Creating 2D sythetic data along with ground truth (mu/sigma/zs).

In [3]:
mu1_2d, mu2_2d, mu3_2d = [2.0, -10.1], [4.3, 6.0], [-1.9, 0.1]
cov1_2d, cov2_2d, cov3_2d = 15.5*np.eye(2), 29.9*np.eye(2), 17.8*np.eye(2)

xs, ys = np.mgrid[-20:20:0.25, -20:20:0.25]
dist1_2d = stats.multivariate_normal(mu1_2d, cov1_2d)
dist2_2d = stats.multivariate_normal(mu2_2d, cov2_2d)
dist3_2d = stats.multivariate_normal(mu3_2d, cov3_2d)

dist1_2d_data = dist1_2d.rvs(1000)
dist2_2d_data = dist2_2d.rvs(1000)
dist3_2d_data = dist3_2d.rvs(1000)

In [4]:
surface1 = go.Surface(
    z=dist1_2d.pdf(np.dstack([xs, ys])),
    showscale=False,
    colorscale='spectral'
)

surface2 = go.Surface(
    z=dist2_2d.pdf(np.dstack([xs, ys])),
    showscale=False,
    colorscale='spectral'
)

surface3 = go.Surface(
    z=dist3_2d.pdf(np.dstack([xs, ys])),
    showscale=False,
    colorscale='spectral'
)

fig = go.Figure(data=[surface1, surface2, surface3])
fig.update_layout(autosize=True)
fig.show()

###Synthetic Data: 3D

Creating 3D sythetic data along with ground truth (mu/sigma/zs).

In [5]:
mu1_3d, mu2_3d, mu3_3d = [2.0, -10.1, 5.0], [4.3, 6.0, -3.3], [-1.9, 0.1, 11.3]
cov1_3d, cov2_3d, cov3_3d = 15.5*np.eye(3), 29.9*np.eye(3), 17.8*np.eye(3)

dist1_3d = stats.multivariate_normal(mu1_3d, cov1_3d)
dist2_3d = stats.multivariate_normal(mu2_3d, cov2_3d)
dist3_3d = stats.multivariate_normal(mu3_3d, cov3_3d)
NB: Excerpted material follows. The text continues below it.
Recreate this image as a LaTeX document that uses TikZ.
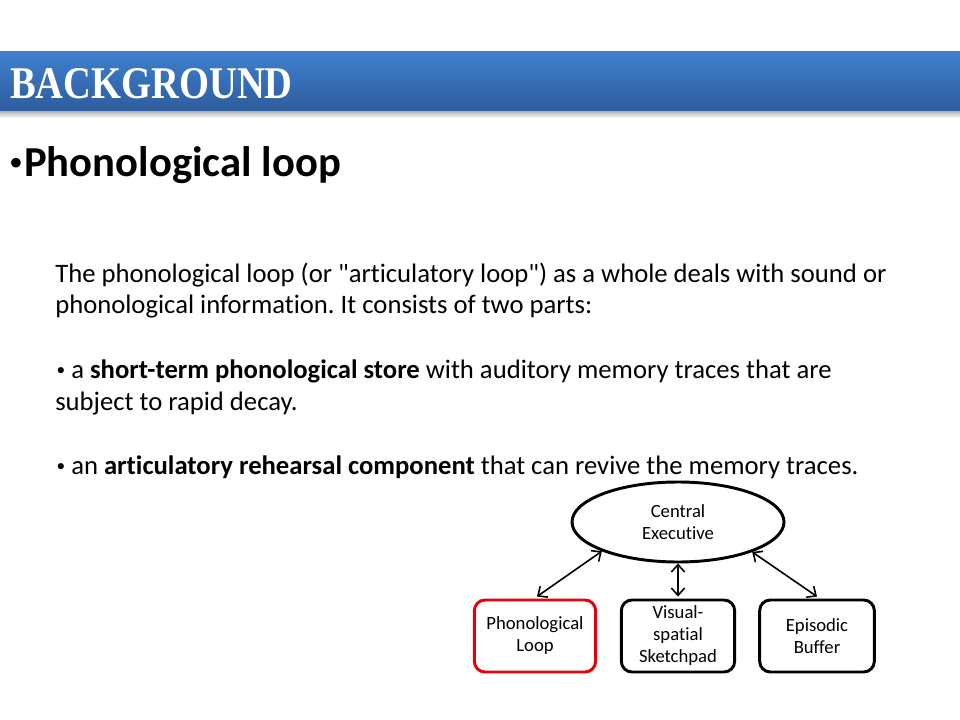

dist1_3d_data = dist1_3d.rvs(1000)
dist2_3d_data = dist2_3d.rvs(1000)
dist3_3d_data = dist3_3d.rvs(1000)

In [6]:
marker_data1 = go.Scatter3d(
    x=dist1_3d_data[:, 0],
    y=dist1_3d_data[:, 1],
    z=dist1_3d_data[:, 2],
    marker=dict(size=3, color=dist1_3d.pdf(dist1_3d_data), colorscale='spectral'),
    opacity=0.6,
    mode='markers'
)

marker_data2 = go.Scatter3d(
    x=dist2_3d_data[:, 0],
    y=dist2_3d_data[:, 1],
    z=dist2_3d_data[:, 2],
    marker=dict(size=3, color=dist2_3d.pdf(dist2_3d_data), colorscale='algae'),
    opacity=0.6,
    mode='markers'
)

marker_data3 = go.Scatter3d(
    x=dist3_3d_data[:, 0],
    y=dist3_3d_data[:, 1],
    z=dist3_3d_data[:, 2],
    marker=dict(size=3, color=dist3_3d.pdf(dist3_3d_data), colorscale='magma'),
    opacity=0.6,
    mode='markers'
)

fig=go.Figure(data=[marker_data1, marker_data2, marker_data3])
fig.update_layout(autosize=True)
fig.show()

####Step 1: Initialization

Initialize a random value for each ( μₖ , Σₖ , πₖ ).
μₖ is an n by k long random array of floats representing the mean values for the nth dimension of the kth distribution. Σₖ is an n by n by k long random array of floats representing the covariance matrix given n dimensions for the kth distribution. πₖ is k long random floats representing the weight of the kth distribution.

NOTE: We will use n to denote the dimensionality of the data.

NOTE: We will use 𝙸 to represent the size of the data (the amount of elements).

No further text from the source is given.